L'ATTIVITÀ VA QUALIFICATA COME RISTRUTTURAZIONE EDILIZIA. Secondo il Consiglio di Stato “si è in presenza di una attività che deve essere qualificata di «ristrutturazione edilizia», con la conseguenza che, contrariamente a quanto ritenuto dal primo giudice, deve applicarsi l’art. 33 e non l’art. 31 del d.lgs. n. 380 del 2001”.

Tale diversa qualificazione “non comporta, però, l’illegittimità dell’ordine di demolizione. Essa, infatti, incide, eventualmente sulla fase successiva, che qui non viene in rilievo, relativa all’accertamento delle conseguenze derivanti dall’omesso adempimento al predetto ordine, nonché alla verifica dell’incidenza della demolizione sulle opere non abusive.

In definitiva, la corretta qualificazione dell’intervento lascia fermo il contenuto precettivo dell’ordine di demolizione, ma fa venire meno soltanto la parte del provvedimento in cui si rileva che, in caso di inottemperanza, il bene verrà acquisito al patrimonio pubblico”.

AUTORIZZAZIONE PAESAGGISTICA IN SANATORIA. Palazzo Spada inoltre rammenta che “l’art. 146, quarto comma, del d.lgs. 22 gennaio 2004, n. 42 (Codice dei beni culturali e del paesaggio, ai sensi dell’art. 10 della legge 6 luglio 2002, n. 137) ha disposto che «fuori dai casi di cui all’articolo 167, commi 4 e 5, l’autorizzazione non può essere rilasciata in sanatoria successivamente alla realizzazione, anche parziale, degli interventi».

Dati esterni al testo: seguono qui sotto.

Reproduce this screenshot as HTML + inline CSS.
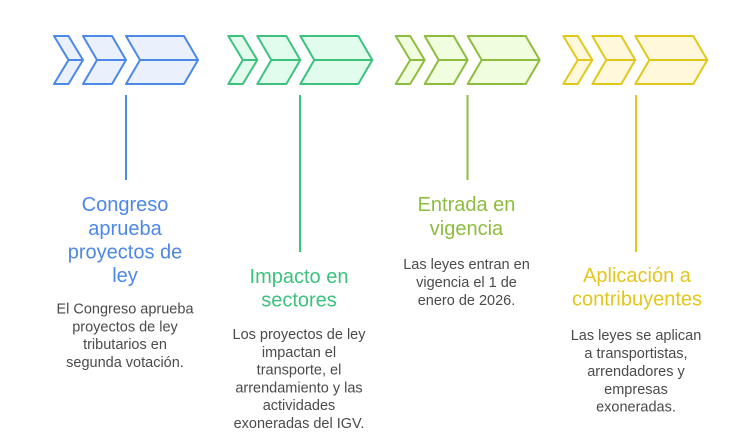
<!DOCTYPE html>
<html><head><meta charset="utf-8"><style>
html,body{margin:0;padding:0;background:#fff;}
svg{display:block;}
.t{font-family:"Liberation Sans",Arial,sans-serif;font-size:20px;text-anchor:middle;}
.d{font-family:"Liberation Sans",Arial,sans-serif;font-size:14.5px;text-anchor:middle;fill:#4a4a4a;}
</style></head><body>
<svg width="744" height="445" viewBox="0 0 744 445" xmlns="http://www.w3.org/2000/svg">
<defs>
<g id="chev">
  <polygon points="0,36 14.5,36 29,60 14.5,84 0,84 14.5,60"/>
  <line x1="14.5" y1="60" x2="29" y2="60"/>
  <polygon points="29,36 58,36 72,60 58,84 29,84 43,60"/>
  <line x1="43" y1="60" x2="72" y2="60"/>
  <polygon points="72,36 130,36 144,60 130,84 72,84 86,60"/>
  <line x1="86" y1="60" x2="144" y2="60"/>
</g>
</defs>
<g stroke-width="2" stroke-linejoin="round">
<use href="#chev" transform="translate(54,0)" fill="#eaf1fd" stroke="#4d88e6"/>
<use href="#chev" transform="translate(228.3,0)" fill="#e1fbed" stroke="#3dc27e"/>
<use href="#chev" transform="translate(395.7,0)" fill="#f1fddf" stroke="#8dbd3e"/>
<use href="#chev" transform="translate(563.3,0)" fill="#fff8da" stroke="#e2c71c"/>
</g>
<line x1="126" y1="95" x2="126" y2="180" stroke="#4d88e6" stroke-width="2"/>
<line x1="300" y1="95" x2="300" y2="252" stroke="#3dc27e" stroke-width="2"/>
<line x1="467.5" y1="95" x2="467.5" y2="180" stroke="#8dbd3e" stroke-width="2"/>
<line x1="636" y1="95" x2="636" y2="252" stroke="#e2c71c" stroke-width="2"/>

<g class="t" fill="#4d88e6">
<text x="125" y="211">Congreso</text>
<text x="125" y="235">aprueba</text>
<text x="125" y="258.5">proyectos de</text>
<text x="125" y="282">ley</text>
</g>
<g class="d">
<text x="125" y="313.5">El Congreso aprueba</text>
<text x="125" y="331.3">proyectos de ley</text>
<text x="125" y="349.1">tributarios en</text>
<text x="125" y="366.9">segunda votación.</text>
</g>

<g class="t" fill="#3dc27e">
<text x="299" y="283">Impacto en</text>
<text x="299" y="306.7">sectores</text>
</g>
<g class="d">
<text x="299" y="339">Los proyectos de ley</text>
<text x="299" y="356.8">impactan el</text>
<text x="299" y="374.6">transporte, el</text>
<text x="299" y="392.4">arrendamiento y las</text>
<text x="299" y="410.2">actividades</text>
<text x="299" y="428">exoneradas del IGV.</text>
</g>

<g class="t" fill="#8dbd3e">
<text x="466.5" y="211">Entrada en</text>
<text x="466.5" y="235">vigencia</text>
</g>
<g class="d">
<text x="466.5" y="269">Las leyes entran en</text>
<text x="466.5" y="287">vigencia el 1 de</text>
<text x="466.5" y="305">enero de 2026.</text>
</g>

<g class="t" fill="#e2c71c">
<text x="637" y="282">Aplicación a</text>
<text x="637" y="305.5">contribuyentes</text>
</g>
<g class="d">
<text x="636" y="340">Las leyes se aplican</text>
<text x="636" y="358">a transportistas,</text>
<text x="636" y="376">arrendadores y</text>
<text x="636" y="393.8">empresas</text>
<text x="636" y="411.6">exoneradas.</text>
</g>
</svg>
</body></html>
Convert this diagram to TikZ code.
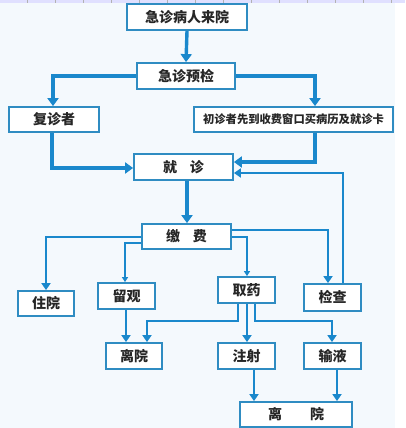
\documentclass[tikz,border=0pt]{standalone}
\usepackage{fontspec}
\newfontfamily\cjk{Noto Sans CJK SC}
\usetikzlibrary{arrows.meta}
\definecolor{ln}{HTML}{1A88CC}
\definecolor{bx}{HTML}{2F8CC2}
\definecolor{bg}{HTML}{F4F9FD}
\definecolor{tx}{HTML}{262626}
\tikzset{
  box/.style={draw=bx, line width=1.8pt, fill=white, inner sep=0pt, text=tx,
    font=\cjk\bfseries\fontsize{14}{16}\selectfont},
  mainln/.style={draw=ln, line width=3.4pt, -{Triangle[width=11pt,length=8pt]}},
  medln/.style={draw=ln, line width=2.6pt, -{Triangle[width=9pt,length=7pt]}},
  thinln/.style={draw=ln, line width=1.6pt, -{Triangle[width=6pt,length=5pt]}},
  plainln/.style={draw=ln, line width=2.2pt}
}
\begin{document}
\begin{tikzpicture}[x=1pt,y=-1pt]
\useasboundingbox (0,0) rectangle (405,428);
\fill[bg] (0,0) rectangle (395,428);
\fill[white] (395,0) rectangle (405,428);
\fill[blue!12] (0,0) rectangle (405,3);
\foreach \t in {27,55,83,111,139,167,195,223,251,279,307,335,363,391}
  \draw[gray!60, line width=0.6pt] (\t,0) -- (\t,3);

\node[box, minimum width=120pt, minimum height=26pt] (a) at (187,17) {急诊病人来院};
\node[box, minimum width=98pt, minimum height=26pt] (b) at (186,76) {急诊预检};
\node[box, minimum width=90pt, minimum height=25pt] (c) at (54,119.5) {复诊者};
\node[box, minimum width=199pt, minimum height=25pt, font=\cjk\bfseries\fontsize{11.3}{13}\selectfont] (d) at (293.5,119.5) {初诊者先到收费窗口买病历及就诊卡};
\node[box, minimum width=99pt, minimum height=26pt] (e) at (183.5,167) {就\hspace{0.9em}诊};
\node[box, minimum width=89pt, minimum height=25pt] (f) at (186.5,236.5) {缴\hspace{0.9em}费};
\node[box, minimum width=56pt, minimum height=25pt] (g) at (46,303.5) {住院};
\node[box, minimum width=57pt, minimum height=26pt] (h) at (126.5,296) {留观};
\node[box, minimum width=57pt, minimum height=26pt] (i) at (246.5,290) {取药};
\node[box, minimum width=57pt, minimum height=27pt] (j) at (332.5,297.5) {检查};
\node[box, minimum width=56pt, minimum height=26pt] (k) at (134,356) {离院};
\node[box, minimum width=57pt, minimum height=26pt] (l) at (246.5,356) {注射};
\node[box, minimum width=57pt, minimum height=26pt] (m) at (332.5,356) {输液};
\node[box, minimum width=112pt, minimum height=25pt] (n) at (296,414.5) {离\hspace{2em}院};

\coordinate (p1) at (53,76);
\coordinate (p2) at (315,76);
\coordinate (p3) at (52,168);
\coordinate (p4) at (315,162);
\coordinate (p5) at (343,173);
\coordinate (p6) at (46,237);
\coordinate (p7) at (125,243);
\coordinate (p8) at (247,237);
\coordinate (p9) at (328,230);
\coordinate (q1) at (238,321);
\coordinate (q2) at (147,321);
\coordinate (q3) at (255,321);
\coordinate (q4) at (332,321);

\draw[mainln] (a.south) -- (b.north);
\draw[mainln] (b.west) -- (p1) -- (p1 |- c.north);
\draw[mainln] (b.east) -- (p2) -- (p2 |- d.north);
\draw[mainln] (c.south -| p3) -- (p3) -- (p3 -| e.west);
\draw[mainln] (d.south -| p4) -- (p4) -- (p4 -| e.east);
\draw[medln] (j.north -| p5) -- (p5) -- (p5 -| e.east);
\draw[mainln] (e.south -| 187,0) -- (f.north -| 187,0);
\draw[medln] (f.west |- p6) -- (p6) -- (g.north);
\draw[thinln] (f.west |- p7) -- (p7) -- (p7 |- h.north);
\draw[thinln] (f.east |- p8) -- (p8) -- (p8 |- i.north);
\draw[medln] (f.east |- p9) -- (p9) -- (p9 |- j.north);
\draw[medln] (i.south -| q1) -- (q1) -- (q2) -- (q2 |- k.north);
\draw[medln] (i.south -| 247,0) -- (l.north -| 247,0);
\draw[medln] (i.south -| q3) -- (q3) -- (q4) -- (q4 |- m.north);
\draw[medln] (h.south -| 126,0) -- (k.north -| 126,0);
\draw[medln] (l.south -| 254,0) -- (n.north -| 254,0);
\draw[medln] (m.south -| 337,0) -- (n.north -| 337,0);
\end{tikzpicture}
\end{document}
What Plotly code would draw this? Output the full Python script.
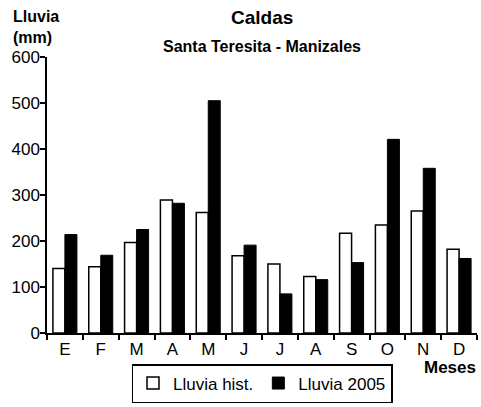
import plotly.graph_objects as go

months = ["E", "F", "M", "A", "M ", "J", "J ", "A ", "S", "O", "N", "D"]
month_labels = ["E", "F", "M", "A", "M", "J", "J", "A", "S", "O", "N", "D"]
lluvia_hist = [140, 144, 197, 289, 262, 168, 150, 123, 217, 235, 265, 182]
lluvia_2005 = [214, 169, 225, 282, 505, 191, 85, 116, 153, 421, 358, 162]
y_ticks = [0, 100, 200, 300, 400, 500, 600]

FONT = "Liberation Sans, Arial, sans-serif"

# plot-area pixel box
L, R, T, B = 47, 477, 57, 333
W, H = 481, 407


def px_x(x):
    return (x - L) / (R - L)


def px_y(y):
    return (B - y) / (B - T)


fig = go.Figure()
fig.add_trace(go.Bar(
    x=months, y=lluvia_hist, name="Lluvia hist.",
    marker=dict(color="white", line=dict(color="black", width=1.5)),
))
fig.add_trace(go.Bar(
    x=months, y=lluvia_2005, name="Lluvia 2005",
    marker=dict(color="black", line=dict(color="black", width=1)),
))

fig.update_layout(
    template="none",
    width=W, height=H,
    margin=dict(l=L, r=W - R, t=T, b=H - B, pad=0),
    paper_bgcolor="white", plot_bgcolor="white",
    barmode="group", bargap=0.33, bargroupgap=0,
    font=dict(family=FONT, color="black", size=17),
    showlegend=True,
    legend=dict(
        orientation="h", x=px_x(262), xanchor="center", y=px_y(403), yanchor="bottom",
        bordercolor="black", borderwidth=1.5, font=dict(size=17),
        itemwidth=30, tracegroupgap=0, bgcolor="white",
    ),
    xaxis=dict(
        type="category", tickmode="array", tickvals=months, ticktext=month_labels,
        showline=True, linecolor="black", linewidth=1.5,
        ticks="outside", tickson="boundaries", ticklen=5, tickwidth=1.5, tickcolor="black",
        showgrid=False, zeroline=False, tickfont=dict(size=17), automargin=False,
    ),
    yaxis=dict(
        range=[0, 600], tickvals=y_ticks,
        showline=True, linecolor="black", linewidth=1.5,
        ticks="outside", ticklen=5, tickwidth=1.5, tickcolor="black",
        showgrid=False, zeroline=False, tickfont=dict(size=17), automargin=False,
        ticklabelstandoff=-3,
    ),
    annotations=[
        dict(text="<b>Caldas</b>", x=px_x(262), y=px_y(17), xref="paper", yref="paper",
             xanchor="center", yanchor="middle", showarrow=False, font=dict(size=19)),
        dict(text="<b>Santa Teresita - Manizales</b>", x=px_x(262), y=px_y(46),
             xref="paper", yref="paper", xanchor="center", yanchor="middle",
             showarrow=False, font=dict(size=16)),
        dict(text="<b>Lluvia<br>(mm)</b>", x=px_x(11), y=px_y(27), xref="paper", yref="paper",
             showarrow=False, align="left", xanchor="left", yanchor="middle",
             font=dict(size=16)),
        dict(text="<b>Meses</b>", x=px_x(478), y=px_y(367), xref="paper", yref="paper",
             showarrow=False, xanchor="right", yanchor="middle", font=dict(size=17)),
    ],
)

fig.write_html(
    "out.html",
    config={"displayModeBar": False},
    post_script="document.body.style.margin='0';document.body.style.overflow='hidden';",
)
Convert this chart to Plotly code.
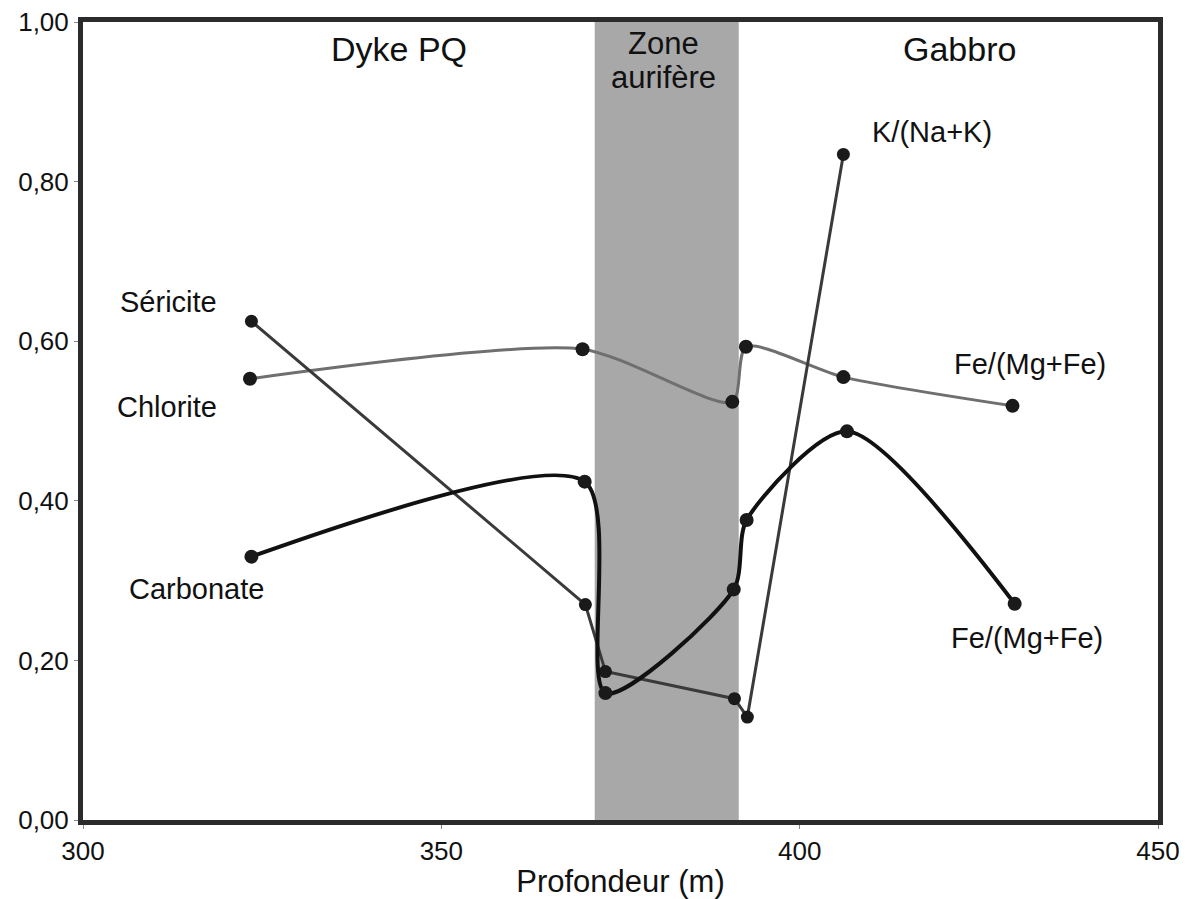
import plotly.graph_objects as go

# Profondeur (m) des échantillons et rapports mesurés
sericite_x = [323.5, 370.1, 372.9, 390.9, 392.7, 406.1]
sericite_y = [0.625, 0.270, 0.186, 0.152, 0.129, 0.834]

chlorite_x = [323.3, 369.7, 390.6, 392.5, 406.1, 429.7]
chlorite_y = [0.553, 0.590, 0.524, 0.593, 0.555, 0.519]

carbonate_x = [323.5, 370.0, 372.9, 390.8, 392.6, 406.6, 430.0]
carbonate_y = [0.330, 0.424, 0.159, 0.289, 0.376, 0.487, 0.271]

zone_start, zone_end = 371.4, 391.5

x_ticks = [300, 350, 400, 450]
y_ticks = [0.0, 0.2, 0.4, 0.6, 0.8, 1.0]
y_tick_text = ["0,00", "0,20", "0,40", "0,60", "0,80", "1,00"]

FONT = "Liberation Sans, Arial, sans-serif"
DOT = dict(size=14, color="#1a1a1a")

fig = go.Figure()

fig.add_trace(go.Scatter(
    x=chlorite_x, y=chlorite_y, mode="lines+markers", name="Chlorite",
    line=dict(color="#6f6f6f", width=3, shape="spline", smoothing=0.7),
    marker=DOT,
))
fig.add_trace(go.Scatter(
    x=sericite_x, y=sericite_y, mode="lines+markers", name="Séricite",
    line=dict(color="#3a3a3a", width=3),
    marker=dict(size=13, color="#1a1a1a"),
))
fig.add_trace(go.Scatter(
    x=carbonate_x, y=carbonate_y, mode="lines+markers", name="Carbonate",
    line=dict(color="#111111", width=4, shape="spline", smoothing=0.75),
    marker=DOT,
))

# zone aurifère
fig.add_shape(type="rect", xref="x", yref="y",
              x0=zone_start, x1=zone_end, y0=0, y1=1,
              fillcolor="#a8a8a8", line=dict(width=0), layer="below")

labels = [
    ("Dyke PQ", 344.1, 0.966, 34),
    ("Zone", 381.0, 0.973, 31),
    ("aurifère", 381.0, 0.930, 31),
    ("Gabbro", 422.3, 0.966, 34),
    ("K/(Na+K)", 418.4, 0.862, 29),
    ("Séricite", 311.9, 0.649, 29),
    ("Chlorite", 311.7, 0.518, 29),
    ("Carbonate", 315.9, 0.289, 29),
    ("Fe/(Mg+Fe)", 432.1, 0.571, 29),
    ("Fe/(Mg+Fe)", 431.7, 0.228, 29),
]
for text, x, y, size in labels:
    fig.add_annotation(x=x, y=y, xref="x", yref="y", text=text,
                       showarrow=False, xanchor="center", yanchor="middle",
                       font=dict(family=FONT, size=size, color="#111111"))

axis_common = dict(
    showline=True, mirror=True, linewidth=5, linecolor="#2b2b2b",
    showgrid=False, zeroline=False, automargin=False,
    ticks="outside", ticklen=4, tickwidth=1, tickcolor="#888888",
    tickfont=dict(family=FONT, size=26, color="#111111"),
)

fig.update_xaxes(range=[300, 450], tickvals=x_ticks,
                 title=dict(text="Profondeur (m)", standoff=12,
                            font=dict(family=FONT, size=31, color="#111111")),
                 **axis_common)
fig.update_yaxes(range=[0, 1], tickvals=y_ticks, ticktext=y_tick_text,
                 **axis_common)

fig.update_layout(
    width=1195, height=899,
    margin=dict(l=83, r=37, t=22, b=79),
    paper_bgcolor="white", plot_bgcolor="white",
    showlegend=False,
    font=dict(family=FONT),
)

fig.write_html("out.html")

Il richiamato articolo 167 ha stabilito che tale divieto non opera nei casi in cui: a) i lavori eseguiti non hanno determinato la «creazione di superficie utili o volumi ovvero aumento di quelli legittimamente realizzati»; b) sono stati impiegati «materiali in difformità dall’autorizzazione paesaggistica»; c) gli interventi eseguiti sono qualificabili quali «interventi di manutenzione ordinaria o straordinaria».

La giurisprudenza del Consiglio di Stato è costante nel ritenere che la «mera sistemazione interna degli spazi» non determinata aumento di superficie o volumi (Cons. Stato, sez. VI, 31 luglio 2014, n. 4052)”.

Nel caso in esame, conclude il Consiglio di Stato, “risulta che non vi è stata una rilevante modificazione della parte esterna del manufatto, con la conseguenza che lo stesso è suscettibile di sanatoria anche sul piano paesaggistico”.